Zukunftsaufgabe Agrar- und Ernährungswende
Statt sich dieser zentralen Zukunftsaufgabe zu stellen und Lösungen zu suchen, verwenden sich die EU-Abgeordneten lieber für die Fleischindustrie, die – zusammen mit der Produktion von anderen tierischen Produkten – für 84 Prozent der Treibhausgase in der EU-Landwirtschaft verantwortlich ist. Neben dem Ausstoß von Treibhausgasen bedingt die industrielle Tierhaltung zudem millionenfaches Tierleid, verbraucht unverhältnismäßig viel Fläche, zerstört Biodiversität und belastet Böden, Wasser und Luft. Dabei legt die Lösung längst auf dem Tisch: Führende Wissenschaftler fordern seit Langem die Einführung einer pflanzenbasierten Planetary Health Diet. Nur mir ihr kann es gelingen, eine Weltbevölkerung von 10 Milliarden im Jahr 2050 innerhalb der ökologischen Belastungsgrenzen der Erde zu ernähren.
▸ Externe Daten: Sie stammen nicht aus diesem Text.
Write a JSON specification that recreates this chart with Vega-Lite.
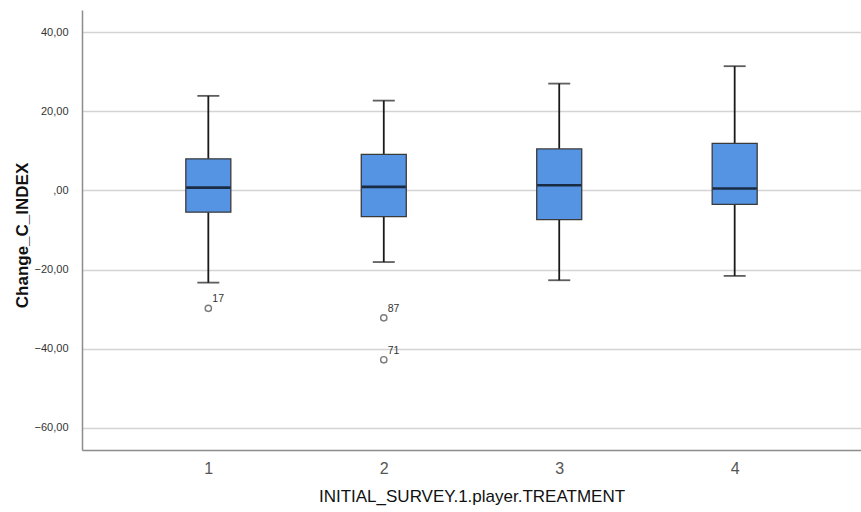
{
  "$schema": "https://vega.github.io/schema/vega-lite/v6.json",
  "width": 779,
  "height": 440,
  "autosize": {"type": "none"},
  "padding": {"left": 82, "top": 10, "right": 0, "bottom": 62},
  "background": "white",
  "config": {"view": {"stroke": null}, "font": "Liberation Sans"},
  "datasets": {
    "boxes": [
      {"treatment": "1", "lower": -23.3, "q1": -5.5, "median": 0.7, "q3": 8.0, "upper": 23.9},
      {"treatment": "2", "lower": -18.1, "q1": -6.6, "median": 0.9, "q3": 9.1, "upper": 22.7},
      {"treatment": "3", "lower": -22.7, "q1": -7.4, "median": 1.3, "q3": 10.5, "upper": 27.0},
      {"treatment": "4", "lower": -21.6, "q1": -3.5, "median": 0.5, "q3": 11.9, "upper": 31.4}
    ],
    "outliers": [
      {"treatment": "1", "value": -29.8, "case": "17"},
      {"treatment": "2", "value": -32.2, "case": "87"},
      {"treatment": "2", "value": -42.8, "case": "71"}
    ]
  },
  "layer": [
    {
      "data": {"name": "boxes"},
      "mark": {"type": "rule", "color": "#1a1a1a", "strokeWidth": 1.8},
      "encoding": {
        "x": {
          "field": "treatment", "type": "nominal",
          "scale": {"type": "point", "padding": 0.72, "domain": ["1", "2", "3", "4"]},
          "axis": {
            "title": "INITIAL_SURVEY.1.player.TREATMENT",
            "titleFontSize": 17, "titleFontWeight": "normal", "titleColor": "#111",
            "titlePadding": 12,
            "labelFontSize": 16, "labelColor": "#555", "labelPadding": 10, "labelAngle": 0,
            "ticks": false, "domainColor": "#8c8c8c", "domainWidth": 1.5, "grid": false
          }
        },
        "y": {
          "field": "lower", "type": "quantitative",
          "scale": {"domain": [-65.6, 45.6], "nice": false, "zero": false},
          "axis": {
            "title": "Change_C_INDEX",
            "titleFontSize": 17, "titleFontWeight": "bold", "titleColor": "#111",
            "titleX": -60, "titleY": 225, "titleBaseline": "middle",
            "values": [-60, -40, -20, 0, 20, 40],
            "labelExpr": "datum.value == 0 ? ',00' : replace(format(datum.value, '.2f'), '.', ',')",
            "labelFontSize": 11, "labelColor": "#333", "labelPadding": 14,
            "ticks": false, "domainColor": "#8c8c8c", "domainWidth": 1.5,
            "grid": true, "gridColor": "#d4d4d4", "gridWidth": 1.5
          }
        },
        "y2": {"field": "q1"}
      }
    },
    {
      "data": {"name": "boxes"},
      "mark": {"type": "rule", "color": "#1a1a1a", "strokeWidth": 1.8},
      "encoding": {
        "x": {"field": "treatment", "type": "nominal"},
        "y": {"field": "q3", "type": "quantitative"},
        "y2": {"field": "upper"}
      }
    },
    {
      "data": {"name": "boxes"},
      "mark": {"type": "tick", "orient": "horizontal", "color": "#1a1a1a", "size": 22, "thickness": 1.8},
      "encoding": {
        "x": {"field": "treatment", "type": "nominal"},
        "y": {"field": "upper", "type": "quantitative"}
      }
    },
    {
      "data": {"name": "boxes"},
      "mark": {"type": "tick", "orient": "horizontal", "color": "#1a1a1a", "size": 22, "thickness": 1.8},
      "encoding": {
        "x": {"field": "treatment", "type": "nominal"},
        "y": {"field": "lower", "type": "quantitative"}
      }
    },
    {
      "data": {"name": "boxes"},
      "mark": {"type": "bar", "size": 45, "fill": "#5594e2", "stroke": "#3a3a3a", "strokeWidth": 1.3},
      "encoding": {
        "x": {"field": "treatment", "type": "nominal"},
        "y": {"field": "q1", "type": "quantitative"},
        "y2": {"field": "q3"}
      }
    },
    {
      "data": {"name": "boxes"},
      "mark": {"type": "tick", "orient": "horizontal", "color": "#000000", "size": 44, "thickness": 2.6},
      "encoding": {
        "x": {"field": "treatment", "type": "nominal"},
        "y": {"field": "median", "type": "quantitative"}
      }
    },
    {
      "data": {"name": "outliers"},
      "mark": {"type": "point", "shape": "circle", "size": 40, "filled": false, "stroke": "#444", "strokeWidth": 1.4},
      "encoding": {
        "x": {"field": "treatment", "type": "nominal"},
        "y": {"field": "value", "type": "quantitative"}
      }
    },
    {
      "data": {"name": "outliers"},
      "mark": {"type": "text", "align": "left", "baseline": "middle", "dx": 4, "dy": -9, "fontSize": 10.5, "color": "#333"},
      "encoding": {
        "x": {"field": "treatment", "type": "nominal"},
        "y": {"field": "value", "type": "quantitative"},
        "text": {"field": "case"}
      }
    }
  ]
}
Nötigen Maßnahmen sind bekannt
Auch die richtigen Maßnahmen sind bekannt: Nötig ist die Abschaffung der Mehrwertsteuer für pflanzliche Nahrungsmittel und eine höhere Besteuerung tierischer Produkte, um die Umweltfolgekosten einzupreisen. Um die Klimaziele zu erreichen, ist zudem eine Reduzierung der Tierbestände – um möglichst um 80 Prozent bis 2030 – nötig sowie Ausstiegsprämien und Förderprogramme für Landwirt:innen, die aus der Tierhaltung aussteigen. Schädliche Subventionen für die industrielle Tierhaltung, Stallbauten, Schlachtbetriebe, etc., müssen beendet und die Agrarpolitik insgesamt ökologisiert werden. Außerdem brauchen wir eine Informations- und Bildungskampagne für pflanzliche Ernährungsformen, mehr pflanzenbasierte Mahlzeiten in allen öffentlichen Einrichtungen und ein Öko-Labels, das die Umweltfolgekosten von Produkten ausweist.
Sehr geehrte Bundesregierung, tun Sie, was wirklich nötig ist. Setzen Sie sich dafür ein, dass der Bevölkerung auch morgen noch ausreichend gesunde Lebensmittel zur Verfügung stehen. Dies ist auch im ureigensten Interesse der Landwirt:innen.